Although non-smokers do wave their hands in front of their face to clear the smoke filled air around them, that is not all of their worries. King seems to want everyone to believe that non-smokers go out of their way to prevent them from smoking in front of them or smoking at all. However, that is not the case, it is uncomfortable for smokists or non-smokers to inhale smoke, it is just common curtsey to not blow smoke in other people’s personal space. The tobacco company serves as a basis for a class war and since the immigrants we not treated fairly when they came into America, the writer states that it is an excellent way to hate white American working class without going on record as hating the white working class. This targets the immigrants and how they feel about smokers. The writer wants her readers to believe that even the lower class citizens oppose smokers since they are mostly made up of upper class citizens.

This might or might not be true, everyone is in titled to their own opinion. Florence King says that hating smokers is a “ guiltless way for a youth-worshipping country to hate old people as well as those over the hill. ” By saying this she implies that since the youth these days do not smoke as much as they did in earlier times that they would hate their elders just because they smoke. People are not so cruel as to hate someone just because they smoke.
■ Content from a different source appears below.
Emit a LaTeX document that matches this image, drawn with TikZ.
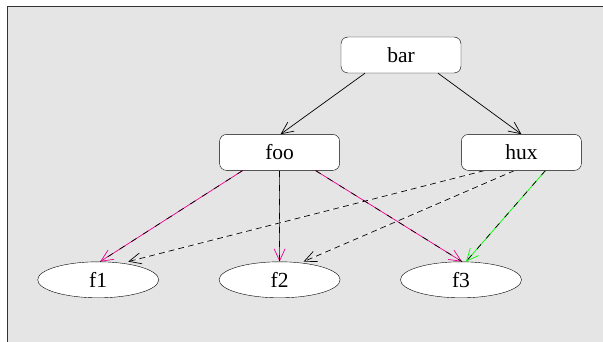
\documentclass[tikz,border=0pt]{standalone}
\usepackage{fontspec}
\setmainfont{Liberation Serif}
\usetikzlibrary{shapes.geometric, arrows.meta, positioning}

\begin{document}
\begin{tikzpicture}[x=1pt, y=-1pt, font=\fontsize{21.5}{24}\selectfont,
    box/.style={draw, fill=white, rounded corners=7pt, minimum width=120pt, minimum height=36pt, inner sep=0pt},
    leaf/.style={draw, fill=white, ellipse, minimum width=121pt, minimum height=36pt, inner sep=0pt},
    link/.style={line width=0.7pt, -{Straight Barb[length=12pt,width=11pt]}},
    mixed/.style={link, draw=#1, postaction={draw=black, -, dash pattern=on 6pt off 8pt}},
    faint/.style={link, draw=white, -{Straight Barb[length=12pt,width=11pt,color=black]},
      postaction={draw=black, -, dash pattern=on 6pt off 4pt}}]
    \useasboundingbox (0,0) rectangle (603,342);
    \draw[fill=black!10, draw=black!80, line width=0.8pt] (7.5,6.5) rectangle (620,360);

    \node[box] (bar) at (401,55) {bar};
    \node[box, below left=61pt and 1pt of bar] (foo) {foo};
    \node[box, below right=61pt and 0pt of bar] (hux) {hux};
    \node[leaf, below=91pt of foo] (f2) {f2};
    \node[leaf, left=60pt of f2] (f1) {f1};
    \node[leaf, right=60pt of f2] (f3) {f3};

    \draw[link] ([xshift=-36pt]bar.south) -- ([xshift=1pt]foo.north);
    \draw[link] ([xshift=37pt]bar.south) -- (hux.north);
    \draw[faint] ([xshift=-37pt]hux.south) -- ([xshift=30pt]f1.north);
    \draw[faint] ([xshift=-7pt]hux.south) -- ([xshift=24pt]f2.north);
    \draw[mixed=magenta] ([xshift=-37pt]foo.south) -- ([xshift=2pt]f1.north);
    \draw[mixed=magenta] (foo.south) -- (f2.north);
    \draw[mixed=magenta] ([xshift=36pt]foo.south) -- ([xshift=1pt]f3.north);
    \draw[mixed=green] ([xshift=24pt]hux.south) -- ([xshift=5pt]f3.north);
\end{tikzpicture}
\end{document}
The youth in this country today probably smoke just as much as they did back then so there is no use in hating each other for it. This article tends to persuade the reader into looking at a smoker’s point of view. The writer wants her readers to think that just because she is a smoker, she is treated differently and hated. It is not that the non-smokers hate the smokers, they do not like the smoke that comes with the smoker.

It is not the people who are being discriminated against, but the act of smoking. Smoking should be cut down; however, people are free to choose which ever actions they want and others should accept that. Smokers should also be respectful to non-smokers’ feelings and beliefs and not be offended when asked not to smoke in front of them.